23. Choose Hymns And Modern Songs
Even in the most contemporary churches, there’s room for hymns.
Hymns connect us with the church’s musical history. Plus, sometimes they’re downright awesome.
Nothing beats the hard hitting, spiritually meaty, super-crafted verses of a nice hymn.
But if you sing all hymns, you might be missing out, too.
There are lots of newer songs that deliver a powerful punch lyrically, but are more relatable to those who didn’t grow up in a church.
Whether your church leans more modern or traditional, there’s an opportunity to expose worshipers to a different style than they’re used to.
24. Select Both “God” And “Me” Songs
There’s this big debate over whether worship songs should be about God or man. The answer is both.
Anyone who argues otherwise has never cracked open the book of Psalms.

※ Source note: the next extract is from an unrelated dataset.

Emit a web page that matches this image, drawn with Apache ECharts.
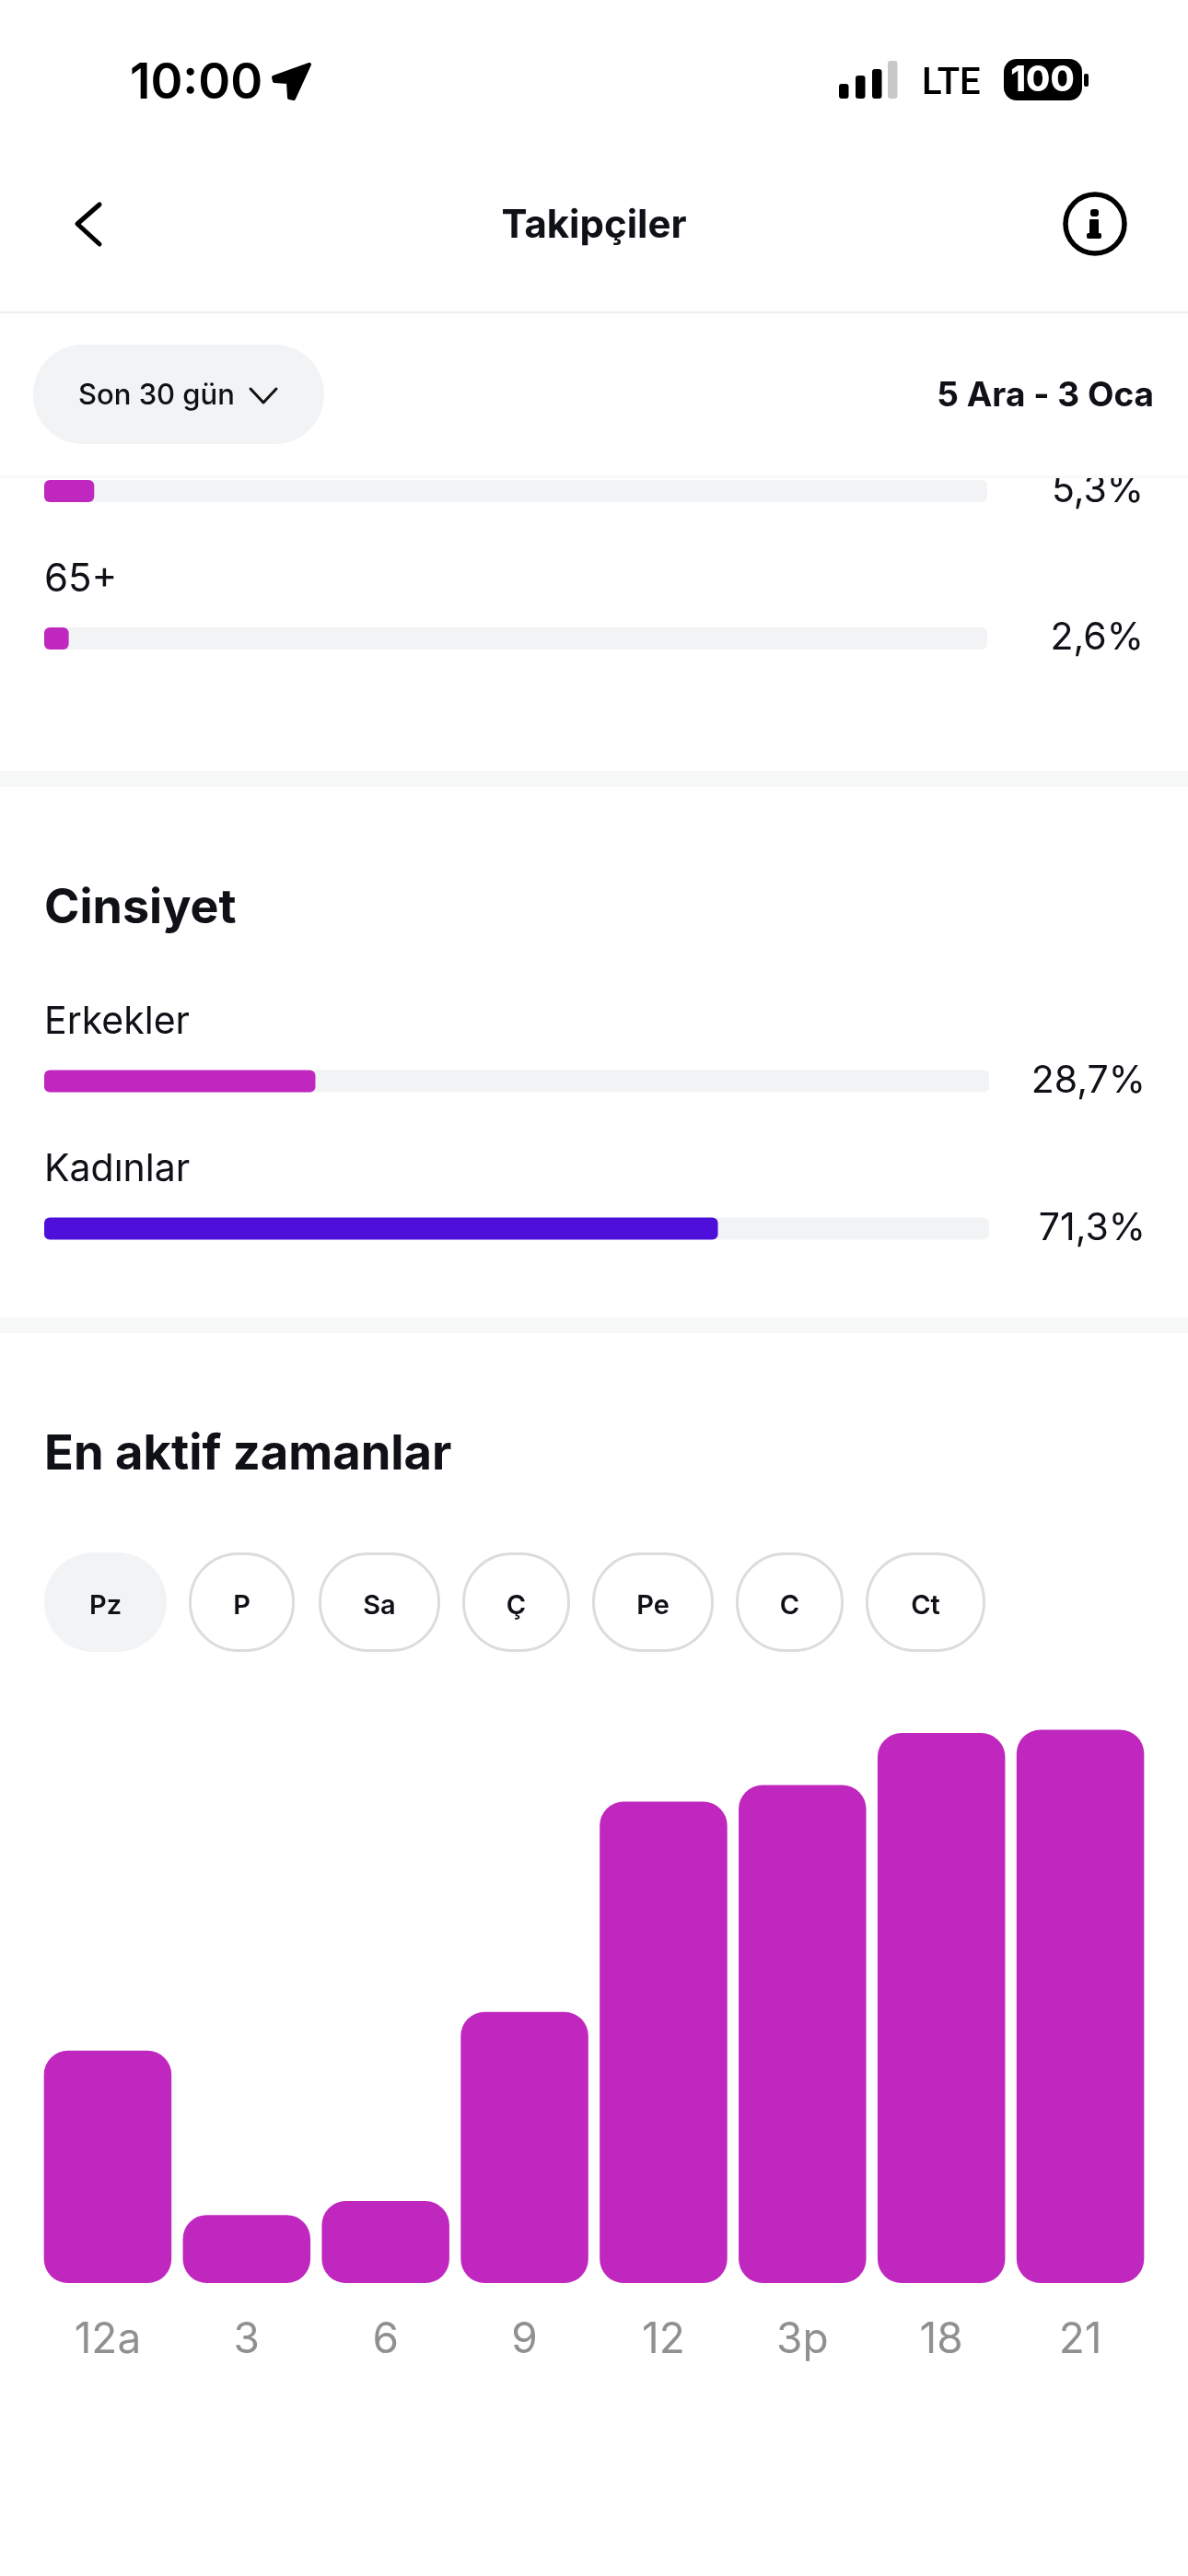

David goes on and on about how he’s been persecuted, hunted down, spat upon, ratted on. He’s the world’s first country artist.
Joking aside, there’s a fair amount of “me” songs in the Bible, so we shouldn’t be afraid to choose songs that are about people. Typically, it’s about a person’s relationship to God, and isn’t that what life and worship is about anyway?
Of course, don’t forget the God songs, either.
25. Choose Songs God Is Telling You To Choose
Most important, pray about the songs you should be doing in your church.
Don’t select the first song on the latest album just because it’s trending and all the churches are doing it.
If other churches jumped off a cliff…
You should choose songs that direct your church toward God’s direction for you as a congregation. That might mean skipping many popular songs and going with ones that are written in-house, or that you find in an old hymnal.
The best songs are ones that resonate with your people because that’s where God’s taking you.
What Would You Add To This LIst?
Be creative and have fun with song selection. Don’t overthink it.